Collected material:
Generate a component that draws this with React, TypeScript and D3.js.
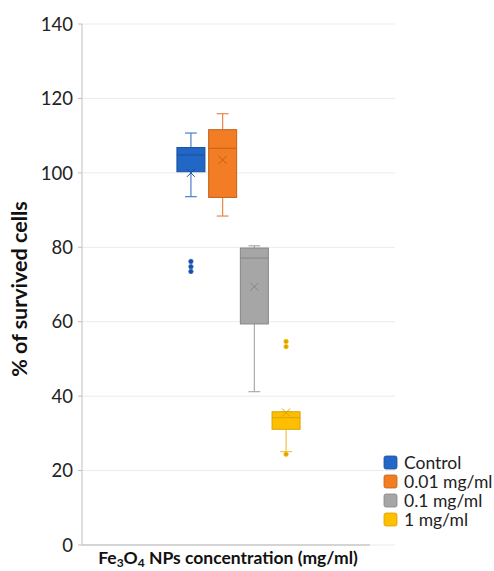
import * as d3 from "d3";
import React from "react";

// box plot summary
const series = ["Control", "0.01 mg/ml", "0.1 mg/ml", "1 mg/ml"];
const whiskerLow = [93.6, 88.4, 41.2, 25.1];
const q1 = [100.3, 93.4, 59.4, 31.1];
const median = [104.8, 106.6, 77.1, 34.2];
const q3 = [106.8, 111.6, 79.8, 35.8];
const whiskerHigh = [110.7, 115.9, 80.4, 35.8];
const means = [100.0, 103.5, 69.4, 35.6];
const outliers = [[76.2, 74.8, 73.5], [], [], [54.7, 53.3, 24.4]];
const yTicks = [0, 20, 40, 60, 80, 100, 120, 140];

const fills = ["#2266C6", "#F27D24", "#A6A6A6", "#FFBF00"];
const strokes = ["#1B4F9C", "#C0621A", "#858585", "#D9A200"];
const whiskerColors = ["#4A7FCC", "#E8864A", "#ABABAB", "#F0C24A"];

export default function App() {
  const width = 494;
  const height = 571;
  const left = 82;
  const right = 395;
  const top = 24;
  const bottom = 545;

  const y = d3.scaleLinear().domain([0, 140]).range([bottom, top]);
  const x0 = d3.scaleBand().domain(["group"]).range([left, right]).paddingInner(0).paddingOuter(0.734);
  const x1 = d3.scaleBand().domain(series).range([0, x0.bandwidth()]).paddingInner(0.117).paddingOuter(0.058);
  const bw = x1.bandwidth();
  const font = "Lato, 'Open Sans', sans-serif";

  return (
    <svg width={width} height={height} style={{ position: "absolute", left: 0, top: 0, background: "#fff" }}>
      {/* grid */}
      <g>
        {yTicks.map((t) => (
          <line key={t} x1={left} x2={right} y1={y(t)} y2={y(t)} stroke="#EBEBEB" strokeWidth={1} />
        ))}
      </g>
      {/* axes */}
      <line x1={left} x2={left} y1={y(140)} y2={y(0)} stroke="#BFBFBF" strokeWidth={1} />
      <line x1={left} x2={370} y1={y(0)} y2={y(0)} stroke="#C8C8C8" strokeWidth={1.5} />
      <g fontFamily={font} fontSize={18.5} fill="#222" textAnchor="end">
        {yTicks.map((t) => (
          <g key={t}>
            <line x1={left - 4} x2={left} y1={y(t)} y2={y(t)} stroke="#BFBFBF" />
            <text x={left - 9} y={y(t)} dy="0.36em">{t}</text>
          </g>
        ))}
      </g>
      {/* boxes */}
      {series.map((s, i) => {
        const bx = (x0("group") ?? 0) + (x1(s) ?? 0);
        const cx = bx + bw / 2;
        const cap = bw * 0.42;
        return (
          <g key={s}>
            <line x1={cx} x2={cx} y1={y(q3[i])} y2={y(whiskerHigh[i])} stroke={whiskerColors[i]} strokeWidth={1.2} />
            <line x1={cx} x2={cx} y1={y(q1[i])} y2={y(whiskerLow[i])} stroke={whiskerColors[i]} strokeWidth={1.2} />
            <line x1={cx - cap / 2} x2={cx + cap / 2} y1={y(whiskerHigh[i])} y2={y(whiskerHigh[i])} stroke={whiskerColors[i]} strokeWidth={1.2} />
            <line x1={cx - cap / 2} x2={cx + cap / 2} y1={y(whiskerLow[i])} y2={y(whiskerLow[i])} stroke={whiskerColors[i]} strokeWidth={1.2} />
            <rect x={bx} y={y(q3[i])} width={bw} height={y(q1[i]) - y(q3[i])} fill={fills[i]} stroke={strokes[i]} strokeWidth={1} />
            <line x1={bx} x2={bx + bw} y1={y(median[i])} y2={y(median[i])} stroke={strokes[i]} strokeWidth={1} />
            <path
              d={`M${cx - 4},${y(means[i]) - 4}L${cx + 4},${y(means[i]) + 4}M${cx - 4},${y(means[i]) + 4}L${cx + 4},${y(means[i]) - 4}`}
              stroke={strokes[i]}
              strokeWidth={1}
              fill="none"
            />
            {outliers[i].map((o, j) => (
              <circle key={j} cx={cx} cy={y(o)} r={2.2} fill={strokes[i]} stroke={fills[i]} strokeWidth={0.8} />
            ))}
          </g>
        );
      })}
      {/* axis titles */}
      <text
        transform={`translate(27,289) rotate(-90)`}
        textAnchor="middle"
        fontFamily={font}
        fontWeight="bold"
        fontSize={21.5}
        fill="#111"
      >
        % of survived cells
      </text>
      <text x={228} y={564} textAnchor="middle" fontFamily={font} fontWeight="bold" fontSize={17.5} fill="#111">
        Fe<tspan dy={3} fontSize={12}>3</tspan>
        <tspan dy={-3}>O</tspan>
        <tspan dy={3} fontSize={12}>4</tspan>
        <tspan dy={-3}> NPs concentration (mg/ml)</tspan>
      </text>
      {/* legend */}
      <g fontFamily={font} fontSize={17.5} fill="#222">
        {series.map((s, i) => (
          <g key={s} transform={`translate(384,${456 + i * 19})`}>
            <rect x={0} y={0} width={13} height={13} rx={2} fill={fills[i]} stroke={strokes[i]} strokeWidth={0.8} />
            <text x={20} y={7} dy="0.36em">{s}</text>
          </g>
        ))}
      </g>
    </svg>
  );
}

Job: Reproduce exactly the run of lines that opens the listing and closes with the line holding "const yTicks = [0, 20, 40, 60, 80, 100, 120, 140];". Pictures are excluded.

Final answer:
Generate a component that draws this with React, TypeScript and D3.js.
import * as d3 from "d3";
import React from "react";

// box plot summary
const series = ["Control", "0.01 mg/ml", "0.1 mg/ml", "1 mg/ml"];
const whiskerLow = [93.6, 88.4, 41.2, 25.1];
const q1 = [100.3, 93.4, 59.4, 31.1];
const median = [104.8, 106.6, 77.1, 34.2];
const q3 = [106.8, 111.6, 79.8, 35.8];
const whiskerHigh = [110.7, 115.9, 80.4, 35.8];
const means = [100.0, 103.5, 69.4, 35.6];
const outliers = [[76.2, 74.8, 73.5], [], [], [54.7, 53.3, 24.4]];
const yTicks = [0, 20, 40, 60, 80, 100, 120, 140];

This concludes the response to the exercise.